The Hobbit: The Battle of the Five Armies

January 10, 2015
Martin Freeman in 'The Hobbit: The Battle of the Five Armies' (2014)
Martin Freeman in 'The Hobbit: The Battle of the Five Armies' (2014)

If Mr. Turner finds a director at the top of his game, The Hobbit: The Battle of the Five Armies is the work of a mad scientist defeated by a monstrous machine of his own devising. This third and final installment of the Hobbit trilogy, following on from the hugely popular Lord of the Rings trilogy, gives the impression that Peter Jackson and his collaborators could hardly wait to get rid of a burden that has occupied them for almost 15 years. These films have brought Jackson a financial bonanza and critical acclaim, but this last effort shows him making a furious, groggy dash for the finish line.

Anyone lately arrived from Mars who had never heard of Tolkein or watched the previous parts of the trilogy, would have no idea what was going on in The Battle of the Five Armies. It picks up where part two, The Desolation of Smaug, left off, with no lead-in or explanation. It is assumed the audience already knows the score, or is happy to watch and be dazzled without the need for a plot summary.

There is creative impatience in this approach, but also commercial cynicism. The early reports from the United States pronouncing that box office receipts have defied the critics, give a very clear indication of the might-is-right philosophy prevailing in the Dream Factory today, where a film can earn in excess of $250 million and be declared a commercial flop.
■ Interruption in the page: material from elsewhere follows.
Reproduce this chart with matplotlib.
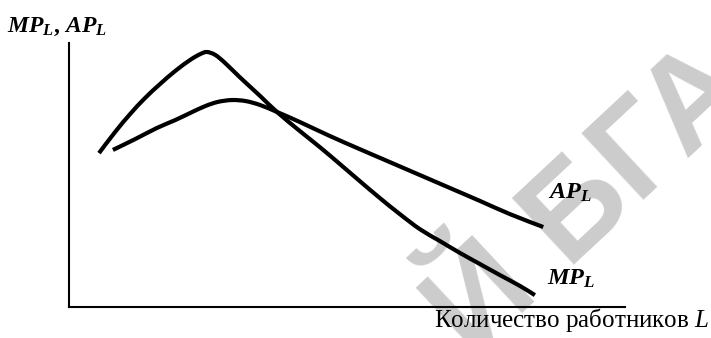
import matplotlib
matplotlib.use("Agg")
import matplotlib.pyplot as plt
from matplotlib.path import Path
from matplotlib.patches import PathPatch

plt.rcParams['mathtext.fontset'] = 'custom'
plt.rcParams['mathtext.rm'] = 'Liberation Serif'
plt.rcParams['mathtext.it'] = 'Liberation Serif:italic'
plt.rcParams['mathtext.bf'] = 'Liberation Serif:bold'
plt.rcParams['mathtext.bfit'] = 'Liberation Serif:bold:italic'

# Data (labour L on x, product per worker on y; arbitrary units)
mp_x = [0.54, 0.83, 1.10, 1.37, 1.64, 1.91, 2.18, 2.36, 2.48, 2.63, 2.81, 3.07,
        3.44, 3.74, 4.15, 4.51, 4.87, 5.23, 5.59, 5.95, 6.31, 6.67, 7.03, 7.39,
        7.75, 8.11, 8.38]
mp_y = [5.83, 6.63, 7.31, 7.92, 8.45, 8.94, 9.36, 9.58, 9.66, 9.55, 9.24, 8.71,
        7.99, 7.39, 6.67, 6.06, 5.42, 4.77, 4.13, 3.52, 2.95, 2.50, 2.05, 1.63,
        1.21, 0.80, 0.45]
ap_x = [0.79, 1.19, 1.58, 1.91, 2.18, 2.45, 2.68, 2.93, 3.18, 3.44, 3.74, 4.15,
        4.69, 5.23, 5.77, 6.31, 6.85, 7.39, 7.93, 8.53]
ap_y = [5.95, 6.36, 6.78, 7.08, 7.35, 7.61, 7.77, 7.84, 7.80, 7.65, 7.39, 7.01,
        6.48, 5.98, 5.49, 5.00, 4.51, 4.02, 3.52, 3.03]

y_label = r"$\mathbfit{MP}_{\mathbfit{L}}$, $\mathbfit{AP}_{\mathbfit{L}}$"
x_label = "Количество работников $L$"
ap_label = r"$\mathbfit{AP}_{\mathbfit{L}}$"
mp_label = r"$\mathbfit{MP}_{\mathbfit{L}}$"
watermark = "Й БГА"


def smooth_path(xs, ys):
    """Smooth Bezier path passing through the given points (Catmull-Rom)."""
    pts = list(zip(xs, ys))
    verts = [pts[0]]
    codes = [Path.MOVETO]
    n = len(pts)
    for i in range(n - 1):
        p0 = pts[i - 1] if i > 0 else pts[i]
        p1 = pts[i]
        p2 = pts[i + 1]
        p3 = pts[i + 2] if i + 2 < n else pts[i + 1]
        c1 = (p1[0] + (p2[0] - p0[0]) / 6, p1[1] + (p2[1] - p0[1]) / 6)
        c2 = (p2[0] - (p3[0] - p1[0]) / 6, p2[1] - (p3[1] - p1[1]) / 6)
        verts += [c1, c2, p2]
        codes += [Path.CURVE4] * 3
    return Path(verts, codes)


fig = plt.figure(figsize=(7.11, 3.38), dpi=100)
fig.patch.set_facecolor('white')

# watermark
fig.text(0.83, 0.40, watermark, rotation=43, rotation_mode='anchor',
         ha='center', va='center', fontsize=95, fontweight='bold',
         family='Liberation Sans', color='#cccccc', zorder=0)

ax = fig.add_axes([0.0970, 0.0917, 0.782, 0.781])
ax.set_zorder(2)
ax.patch.set_alpha(0)
ax.set_xlim(0, 10)
ax.set_ylim(0, 10)
for s in ['top', 'right']:
    ax.spines[s].set_visible(False)
for s in ['left', 'bottom']:
    ax.spines[s].set_linewidth(1.5)
    ax.spines[s].set_color('black')
ax.set_xticks([])
ax.set_yticks([])

for xs, ys in [(mp_x, mp_y), (ap_x, ap_y)]:
    ax.add_patch(PathPatch(smooth_path(xs, ys), facecolor='none', edgecolor='black',
                           lw=3.0, capstyle='butt', joinstyle='round'))

fig.text(0.010, 0.905, y_label, fontsize=17, fontweight='bold', family='Liberation Serif',
         ha='left', va='baseline', zorder=3)
fig.text(0.998, 0.032, x_label, fontsize=18, family='Liberation Serif',
         ha='right', va='baseline', zorder=3)
ax.text(8.61, 4.09, ap_label, fontsize=17.5, ha='left', va='baseline')
ax.text(8.60, 0.83, mp_label, fontsize=17.5, ha='left', va='baseline')

fig.savefig('out.png', dpi=100)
It wouldn’t matter if every critic in America decided to damn the new Hobbit film because the franchise has such momentum the masses will go along just to see how it ends. Every reader of Tolkein may already know what happens, but we all understand the difference between a story and its execution on screen.

In the case of The Battle of the Five Armies that difference consists chiefly of the amount of padding stuffed into the narrative to transform one slender novel into three long movies. In the book the climactic battle was over in a few pages, but this was without the benefit of a slew of new characters and sub-plots, or a relentless procession of action sequences making full use of the latest CGI technology.

The final installment is hardly more than one long CGI punch-up, entertaining but empty, in which various plot-lines are concluded in perfunctory fashion. Neither have the writers made much of an effort with the dialogue, which is corny when not simply banal:

Tauriel: If this was love, why does it hurt so much?

Thranduil: Because it was real.

Audience: Urrgh!

The film begins with Smaug the dragon laying waste to Laketown, while the humans flee in disarray. It’s spectacular to watch, but the only suspense consists of wondering how long will it take for Bard the Bowman (Luke Evans) to fire off his fateful arrow while Smaug soliliquizes like a B movie villain. That moment is delayed while every drop of pathos is squeezed out of the scene like toothpaste being coaxed from an old tube.

The next move takes us to the Dwarves’ mountain stronghold, where head Dwarf, Thorin Oakenshield (Richard Armitage), has gone ga-ga over the huge horde of gold he now possesses. As Bilbo Baggins (Martin Freeman) and the rest of the crew wonder what to do about Thorin’s growing madness, the Humans and Elves are mustering for battle at the gates. Yet this is only a preliminary distraction, because the Orc armies are on the move, intent on claiming the mountain for the forces of evil. We know, with absolute certainty, that the good guys must quickly settle their differences and confront the baddies. After a minor delay when another set of Dwarves shows up, led by Billy Connolly astride a feral pig, this is precisely what happens.

The ensuing battle occupies much of the film thereafter, although the final act is treated in a surprisingly casual manner. By this stage the battle has taken second place to the small-scale struggle between Dwarves and Orcs on a nearby craggy peak, with a reborn Thorin confronting Azog, the leader of the Orcs.

Not for the first time are we left wondering why the Orcs, who are bigger, uglier, stronger and more aggressive than any other creatures, are so useless in combat. Like a failed rugby team they would have been wise to replace their coach before the season began.

The Hobbit: The Battle of the Five Armies
Directed by Peter Jackson
Written by Peter Jackson, Fran Walsh, Philippa Boynes & Guillermo del Toro, after the novel by J.R.R.Tolkein
Starring Martin Freeman, Ian McKellen, Richard Armitage, Evangeline Lily, Orlando Bloom,
New Zealand/USA, rated M, 144 mins

Published in the Australian Financial Review, Saturday 10th January, 2015.